[RECORDS SUPPLIED start]

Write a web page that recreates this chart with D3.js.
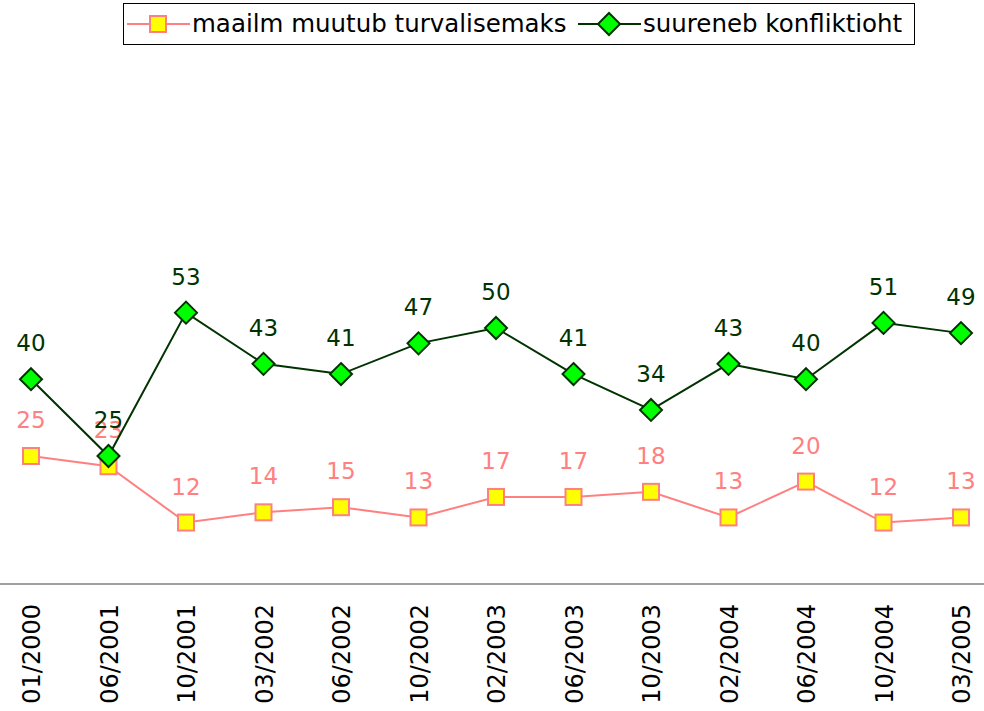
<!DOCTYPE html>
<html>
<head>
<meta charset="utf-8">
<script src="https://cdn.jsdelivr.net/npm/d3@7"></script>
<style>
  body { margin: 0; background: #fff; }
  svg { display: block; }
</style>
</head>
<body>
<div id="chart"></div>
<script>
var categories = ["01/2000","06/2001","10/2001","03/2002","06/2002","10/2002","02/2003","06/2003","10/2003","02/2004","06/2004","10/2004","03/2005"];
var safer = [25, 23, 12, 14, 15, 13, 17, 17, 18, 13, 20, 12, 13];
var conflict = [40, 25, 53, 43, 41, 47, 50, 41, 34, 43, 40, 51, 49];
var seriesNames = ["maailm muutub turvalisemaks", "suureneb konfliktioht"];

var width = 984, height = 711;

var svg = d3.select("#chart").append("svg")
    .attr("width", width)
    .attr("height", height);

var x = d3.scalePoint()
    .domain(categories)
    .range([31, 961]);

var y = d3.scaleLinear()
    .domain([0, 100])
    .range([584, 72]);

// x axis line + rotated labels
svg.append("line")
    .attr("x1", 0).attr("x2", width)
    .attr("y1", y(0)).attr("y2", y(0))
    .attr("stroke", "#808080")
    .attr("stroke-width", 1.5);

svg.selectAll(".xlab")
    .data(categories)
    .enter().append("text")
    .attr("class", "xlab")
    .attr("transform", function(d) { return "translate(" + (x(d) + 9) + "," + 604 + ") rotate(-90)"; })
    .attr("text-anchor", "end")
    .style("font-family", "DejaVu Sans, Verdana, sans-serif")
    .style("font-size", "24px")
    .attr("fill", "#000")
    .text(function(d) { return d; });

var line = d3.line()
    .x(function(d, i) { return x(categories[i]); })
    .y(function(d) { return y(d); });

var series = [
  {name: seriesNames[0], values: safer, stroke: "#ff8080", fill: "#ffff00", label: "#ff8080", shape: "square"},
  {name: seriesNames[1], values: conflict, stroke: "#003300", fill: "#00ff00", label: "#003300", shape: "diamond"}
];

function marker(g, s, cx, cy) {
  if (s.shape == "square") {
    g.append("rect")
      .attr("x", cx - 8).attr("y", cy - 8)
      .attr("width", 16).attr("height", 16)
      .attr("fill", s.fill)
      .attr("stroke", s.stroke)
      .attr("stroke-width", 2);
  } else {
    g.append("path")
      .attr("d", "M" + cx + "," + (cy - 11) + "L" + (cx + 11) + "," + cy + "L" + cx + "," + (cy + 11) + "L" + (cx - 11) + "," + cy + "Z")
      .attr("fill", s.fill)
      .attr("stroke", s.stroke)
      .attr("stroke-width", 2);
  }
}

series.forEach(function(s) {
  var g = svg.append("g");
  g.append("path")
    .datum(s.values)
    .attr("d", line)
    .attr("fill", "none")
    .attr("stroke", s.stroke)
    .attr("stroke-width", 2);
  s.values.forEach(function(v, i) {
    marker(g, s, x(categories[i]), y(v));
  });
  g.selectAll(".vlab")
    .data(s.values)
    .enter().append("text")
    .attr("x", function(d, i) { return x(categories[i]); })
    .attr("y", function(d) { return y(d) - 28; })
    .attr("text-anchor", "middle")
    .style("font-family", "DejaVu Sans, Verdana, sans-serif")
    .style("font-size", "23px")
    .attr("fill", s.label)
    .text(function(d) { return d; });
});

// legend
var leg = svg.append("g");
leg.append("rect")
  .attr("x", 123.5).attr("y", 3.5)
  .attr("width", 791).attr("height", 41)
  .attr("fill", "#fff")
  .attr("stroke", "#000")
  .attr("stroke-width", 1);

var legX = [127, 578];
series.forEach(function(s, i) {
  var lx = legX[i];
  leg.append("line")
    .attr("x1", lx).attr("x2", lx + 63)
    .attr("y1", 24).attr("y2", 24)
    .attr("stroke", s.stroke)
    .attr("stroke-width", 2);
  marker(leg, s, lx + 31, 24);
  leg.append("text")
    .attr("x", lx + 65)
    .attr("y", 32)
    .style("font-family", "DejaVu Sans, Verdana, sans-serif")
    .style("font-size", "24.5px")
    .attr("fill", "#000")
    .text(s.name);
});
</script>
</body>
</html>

[RECORDS SUPPLIED end]
[RECORDS SUPPLIED start]

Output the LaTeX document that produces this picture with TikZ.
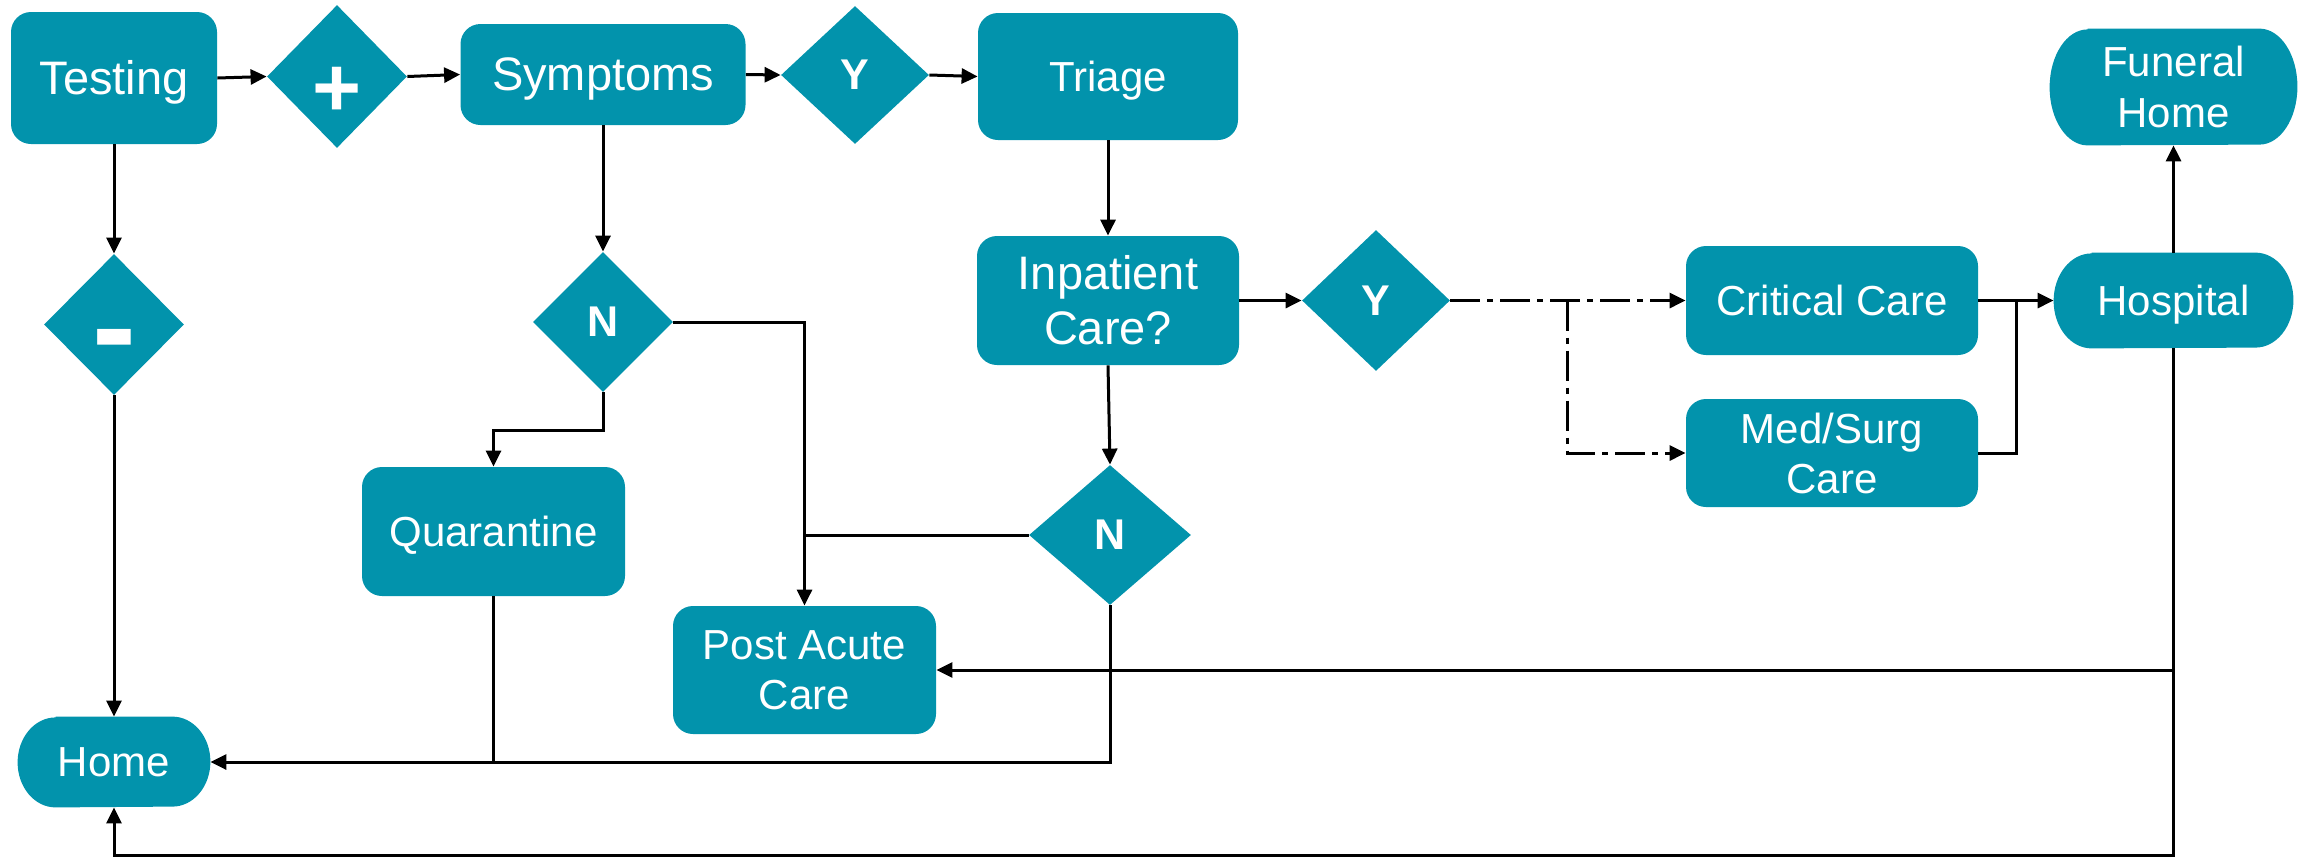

[RECORDS SUPPLIED end]

GOAL. Everything above from the line with "Write a web" through the line with "var width = 984, height = 711;" should be retyped exactly, and nothing else; omit pictures.

OUTPUT.
Write a web page that recreates this chart with D3.js.
<!DOCTYPE html>
<html>
<head>
<meta charset="utf-8">
<script src="https://cdn.jsdelivr.net/npm/d3@7"></script>
<style>
  body { margin: 0; background: #fff; }
  svg { display: block; }
</style>
</head>
<body>
<div id="chart"></div>
<script>
var categories = ["01/2000","06/2001","10/2001","03/2002","06/2002","10/2002","02/2003","06/2003","10/2003","02/2004","06/2004","10/2004","03/2005"];
var safer = [25, 23, 12, 14, 15, 13, 17, 17, 18, 13, 20, 12, 13];
var conflict = [40, 25, 53, 43, 41, 47, 50, 41, 34, 43, 40, 51, 49];
var seriesNames = ["maailm muutub turvalisemaks", "suureneb konfliktioht"];

var width = 984, height = 711;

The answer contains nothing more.